*TO DO*
Retype the opening lines of the listing below, ending with the line that contains "const tlmRange = [2.08, 22.1];", and leave out any pictures.
═════ DATA BLOCK ═════
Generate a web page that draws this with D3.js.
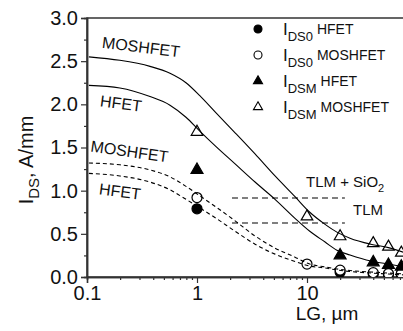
<!DOCTYPE html>
<html><head><meta charset="utf-8">
<script src="https://cdn.jsdelivr.net/npm/d3@7"></script>
<style>body{margin:0;background:#fff}svg{display:block}</style>
</head><body>
<script>
// ---- data ----
const xTickValues = [0.1, 1, 10, 100];
const xTickLabels = ["0.1", "1", "10", ""];
const yTickValues = [0, 0.5, 1.0, 1.5, 2.0, 2.5, 3.0];
const yTickLabels = ["0.0", "0.5", "1.0", "1.5", "2.0", "2.5", "3.0"];

const lgPoints = [1, 10, 20, 40, 55, 72];
const ids0HFET    = [0.79, null, 0.055, 0.035, 0.03, 0.03];
const ids0MOSHFET = [0.92, 0.15, 0.08, 0.05, 0.04, 0.04];
const idsmHFET    = [1.24, null, 0.25, 0.17, 0.14, 0.12];
const idsmMOSHFET = [1.68, 0.70, 0.47, 0.39, 0.35, 0.28];

const curveLG       = [0.104, 0.199, 0.374, 0.568, 0.794, 1.06, 1.49, 2.22, 3.37, 5.12, 7.78, 10.6, 14.6, 18.7, 24.6, 38, 55, 77.6];
const solidMOSHFET  = [2.55, 2.51, 2.44, 2.36, 2.25, 2.10, 1.90, 1.67, 1.425, 1.17, 0.93, 0.75, 0.61, 0.52, 0.45, 0.38, 0.34, 0.28];
const solidHFET     = [2.22, 2.19, 2.09, 1.99, 1.85, 1.69, 1.51, 1.31, 1.10, 0.90, 0.68, 0.53, 0.405, 0.31, 0.255, 0.185, 0.15, 0.115];
const dashedMOSHFET = [1.32, 1.30, 1.24, 1.16, 1.05, 0.94, 0.81, 0.65, 0.475, 0.335, 0.23, 0.15, 0.116, 0.093, 0.075, 0.058, 0.046, 0.035];
const dashedHFET    = [1.20, 1.17, 1.10, 1.01, 0.90, 0.80, 0.68, 0.53, 0.38, 0.265, 0.18, 0.127, 0.104, 0.081, 0.064, 0.046, 0.035, 0.023];

const tlmLevels = [0.915, 0.625];
const tlmRange = [2.08, 22.1];

const W = 403, H = 331;
const svg = d3.select("body").append("svg").attr("width", W).attr("height", H);
const x = d3.scaleLog().domain([0.1, 100]).range([87, 417]);
const y = d3.scaleLinear().domain([0, 3]).range([277, 18]);
const axisColor = "#333";
const F = "Liberation Sans, Arial, sans-serif";

// frame
svg.append("rect").attr("x", x(0.1)).attr("y", y(3)).attr("width", x(100) - x(0.1)).attr("height", y(0) - y(3))
  .attr("fill", "none").attr("stroke", axisColor).attr("stroke-width", 1.5);

// x axis
const xMinor = [];
[0.1, 1, 10].forEach(d => { for (let k = 2; k <= 9; k++) xMinor.push(d * k); });
const gxMinor = svg.append("g").attr("transform", `translate(0,${y(0)})`)
  .call(d3.axisBottom(x).tickValues(xMinor).tickSize(3).tickFormat(""));
const gx = svg.append("g").attr("transform", `translate(0,${y(0)})`)
  .call(d3.axisBottom(x).tickValues(xTickValues).tickSize(6).tickPadding(3)
    .tickFormat((d, i) => xTickLabels[i]));
[gx, gxMinor].forEach(g => {
  g.select(".domain").attr("stroke", axisColor).attr("stroke-width", 1.5);
  g.selectAll("line").attr("stroke", axisColor).attr("stroke-width", 1.2);
  g.selectAll("text").attr("font-family", F).attr("font-size", 20).attr("fill", "#111");
});

// y axis
const yMinor = d3.range(0.25, 3, 0.5);
const gyMinor = svg.append("g").attr("transform", `translate(${x(0.1)},0)`)
  .call(d3.axisLeft(y).tickValues(yMinor).tickSize(3).tickFormat(""));
const gy = svg.append("g").attr("transform", `translate(${x(0.1)},0)`)
  .call(d3.axisLeft(y).tickValues(yTickValues).tickSize(6).tickPadding(3)
    .tickFormat((d, i) => yTickLabels[i]));
[gy, gyMinor].forEach(g => {
  g.select(".domain").attr("stroke", axisColor).attr("stroke-width", 1.5);
  g.selectAll("line").attr("stroke", axisColor).attr("stroke-width", 1.2);
  g.selectAll("text").attr("font-family", F).attr("font-size", 20).attr("fill", "#111");
});

// axis titles
svg.append("text").attr("x", 327).attr("y", 320).attr("text-anchor", "middle")
  .attr("font-family", F).attr("font-size", 19).attr("fill", "#111").text("LG, \u00b5m");
const yt = svg.append("text").attr("transform", "translate(33,160) rotate(-90)").attr("text-anchor", "middle")
  .attr("font-family", F).attr("font-size", 20).attr("fill", "#111");
yt.append("tspan").text("I");
yt.append("tspan").attr("font-size", 15).attr("dy", 6).text("DS");
yt.append("tspan").attr("dy", -6).text(", A/mm");

// plot clip
svg.append("clipPath").attr("id", "clip").append("rect")
  .attr("x", x(0.1)).attr("y", y(3)).attr("width", x(100) - x(0.1)).attr("height", y(0) - y(3));
const plot = svg.append("g").attr("clip-path", "url(#clip)");

// markers (drawn first, curves pass over them)
const tri = d3.symbol().type(d3.symbolTriangle);
function drawSeries(vals, kind, filled) {
  lgPoints.forEach((l, i) => {
    const v = vals[i];
    if (v === null) return;
    if (kind === "circle") {
      plot.append("circle").attr("cx", x(l)).attr("cy", y(v)).attr("r", 5)
        .attr("fill", filled ? "#000" : "#fff").attr("stroke", "#000").attr("stroke-width", 1.2);
    } else {
      plot.append("path").attr("d", tri.size(filled ? 62 : 58)())
        .attr("transform", `translate(${x(l)},${y(v)})`)
        .attr("fill", filled ? "#000" : "#fff").attr("stroke", "#000").attr("stroke-width", 1.2);
    }
  });
}
drawSeries(ids0HFET, "circle", true);
drawSeries(ids0MOSHFET, "circle", false);
drawSeries(idsmHFET, "tri", true);
drawSeries(idsmMOSHFET, "tri", false);

// curves
const line = d3.line().x(d => x(d[0])).y(d => y(d[1])).curve(d3.curveMonotoneX);
const curves = [
  { v: solidMOSHFET, dash: null },
  { v: solidHFET, dash: null },
  { v: dashedMOSHFET, dash: "4,3" },
  { v: dashedHFET, dash: "4,3" }
];
curves.forEach(c => {
  plot.append("path").datum(curveLG.map((l, i) => [l, c.v[i]]))
    .attr("d", line).attr("fill", "none").attr("stroke", "#000").attr("stroke-width", 1.1)
    .attr("stroke-dasharray", c.dash);
});

// TLM horizontal lines
tlmLevels.forEach(v => {
  plot.append("line").attr("x1", x(tlmRange[0])).attr("x2", x(tlmRange[1]))
    .attr("y1", y(v)).attr("y2", y(v)).attr("stroke", "#000").attr("stroke-width", 1.1)
    .attr("stroke-dasharray", "6,4");
});

// curve labels
const labels = [
  { t: "MOSHFET", cx: 141, cy: 47, a: 7 },
  { t: "HFET", cx: 121, cy: 103.5, a: 7.5 },
  { t: "MOSHFET", cx: 129.5, cy: 151.5, a: 8 },
  { t: "HFET", cx: 120, cy: 191.5, a: 7.5 }
];
labels.forEach(l => {
  svg.append("text").attr("transform", `translate(${l.cx},${l.cy}) rotate(${l.a})`)
    .attr("text-anchor", "middle").attr("dominant-baseline", "central")
    .attr("font-family", F).attr("font-size", 16).attr("fill", "#111").text(l.t);
});

// TLM labels
const t1 = svg.append("text").attr("x", 306).attr("y", 187).attr("font-family", F).attr("font-size", 15).attr("fill", "#111");
t1.append("tspan").text("TLM + SiO");
t1.append("tspan").attr("font-size", 11).attr("dy", 5).text("2");
svg.append("text").attr("x", 353).attr("y", 215).attr("font-family", F).attr("font-size", 15).attr("fill", "#111").text("TLM");

// legend
const legendSub = ["DS0", "DS0", "DSM", "DSM"];
const legendName = ["HFET", "MOSHFET", "HFET", "MOSHFET"];
const legendKind = [["circle", true], ["circle", false], ["tri", true], ["tri", false]];
const rowY = [29, 55, 81, 107];
legendKind.forEach((k, i) => {
  const cy = rowY[i];
  if (k[0] === "circle") {
    svg.append("circle").attr("cx", 258).attr("cy", cy).attr("r", 4)
      .attr("fill", k[1] ? "#000" : "none").attr("stroke", "#000").attr("stroke-width", 1.1);
  } else {
    svg.append("path").attr("d", tri.size(36)()).attr("transform", `translate(258,${cy})`)
      .attr("fill", k[1] ? "#000" : "none").attr("stroke", "#000").attr("stroke-width", 1.1);
  }
  const t = svg.append("text").attr("x", 283).attr("y", cy + 6).attr("font-family", F).attr("fill", "#111");
  t.append("tspan").attr("font-size", 17).text("I");
  t.append("tspan").attr("font-size", 13).attr("dy", 6).text(legendSub[i]);
  t.append("tspan").attr("font-size", 14).attr("dy", -7).text(" " + legendName[i]);
});
</script>
</body></html>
═════
*TASK RESPONSE*
Generate a web page that draws this with D3.js.
<!DOCTYPE html>
<html><head><meta charset="utf-8">
<script src="https://cdn.jsdelivr.net/npm/d3@7"></script>
<style>body{margin:0;background:#fff}svg{display:block}</style>
</head><body>
<script>
// ---- data ----
const xTickValues = [0.1, 1, 10, 100];
const xTickLabels = ["0.1", "1", "10", ""];
const yTickValues = [0, 0.5, 1.0, 1.5, 2.0, 2.5, 3.0];
const yTickLabels = ["0.0", "0.5", "1.0", "1.5", "2.0", "2.5", "3.0"];

const lgPoints = [1, 10, 20, 40, 55, 72];
const ids0HFET    = [0.79, null, 0.055, 0.035, 0.03, 0.03];
const ids0MOSHFET = [0.92, 0.15, 0.08, 0.05, 0.04, 0.04];
const idsmHFET    = [1.24, null, 0.25, 0.17, 0.14, 0.12];
const idsmMOSHFET = [1.68, 0.70, 0.47, 0.39, 0.35, 0.28];

const curveLG       = [0.104, 0.199, 0.374, 0.568, 0.794, 1.06, 1.49, 2.22, 3.37, 5.12, 7.78, 10.6, 14.6, 18.7, 24.6, 38, 55, 77.6];
const solidMOSHFET  = [2.55, 2.51, 2.44, 2.36, 2.25, 2.10, 1.90, 1.67, 1.425, 1.17, 0.93, 0.75, 0.61, 0.52, 0.45, 0.38, 0.34, 0.28];
const solidHFET     = [2.22, 2.19, 2.09, 1.99, 1.85, 1.69, 1.51, 1.31, 1.10, 0.90, 0.68, 0.53, 0.405, 0.31, 0.255, 0.185, 0.15, 0.115];
const dashedMOSHFET = [1.32, 1.30, 1.24, 1.16, 1.05, 0.94, 0.81, 0.65, 0.475, 0.335, 0.23, 0.15, 0.116, 0.093, 0.075, 0.058, 0.046, 0.035];
const dashedHFET    = [1.20, 1.17, 1.10, 1.01, 0.90, 0.80, 0.68, 0.53, 0.38, 0.265, 0.18, 0.127, 0.104, 0.081, 0.064, 0.046, 0.035, 0.023];

const tlmLevels = [0.915, 0.625];
const tlmRange = [2.08, 22.1];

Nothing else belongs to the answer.